Il est connu comme figure montante de la scène rap française. Avec « Petit pays » (Grasset), Gaël Faye pourrait également s’imposer comme écrivain. Avec son double, Gabriel, 10 ans, fils d’un couple franco-rwandais (comme lui), Gaël Faye revient sur son enfance heureuse au Burundi avant la guerre civile et son cortège d’horreurs. Histoire d’exil encore mais pas seulement avec Négar Djavadi qui publie « Désorientale » (Liana Levi) un roman où l’on suit Kimia Sadr exilée iranienne en France. Il est question du Téhéran d’avant la révolution mais aussi d’homosexualité (Kimia voudrait un enfant avec sa compagne Anna), d’identité, de la France d’aujourd’hui.

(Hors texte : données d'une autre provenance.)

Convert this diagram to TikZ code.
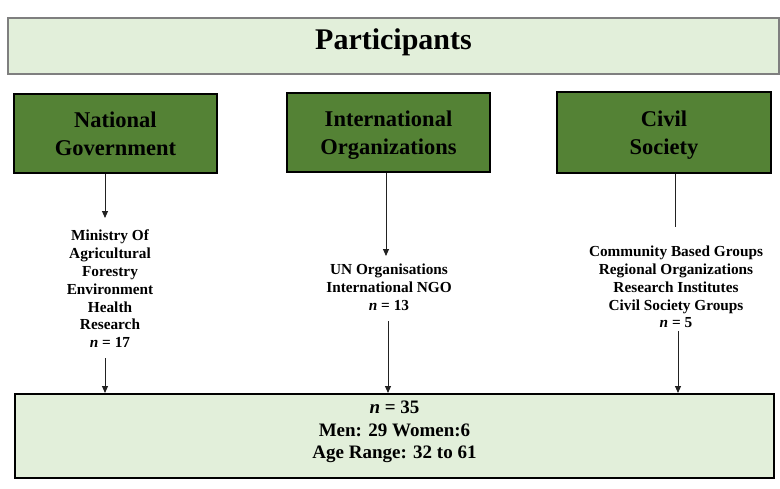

Premier roman d’Ali Zamir, « Anguille sous roche » (Le Tripode) est le plus singulier. Dans l’océan Indien, une femme se noie. Elle se remémore son existence. Le roman ne compte qu’une phrase. La phrase s’étend sur près de 320 pages. Le point final, un point d’exclamation, sera celui du dernier souffle de la narratrice.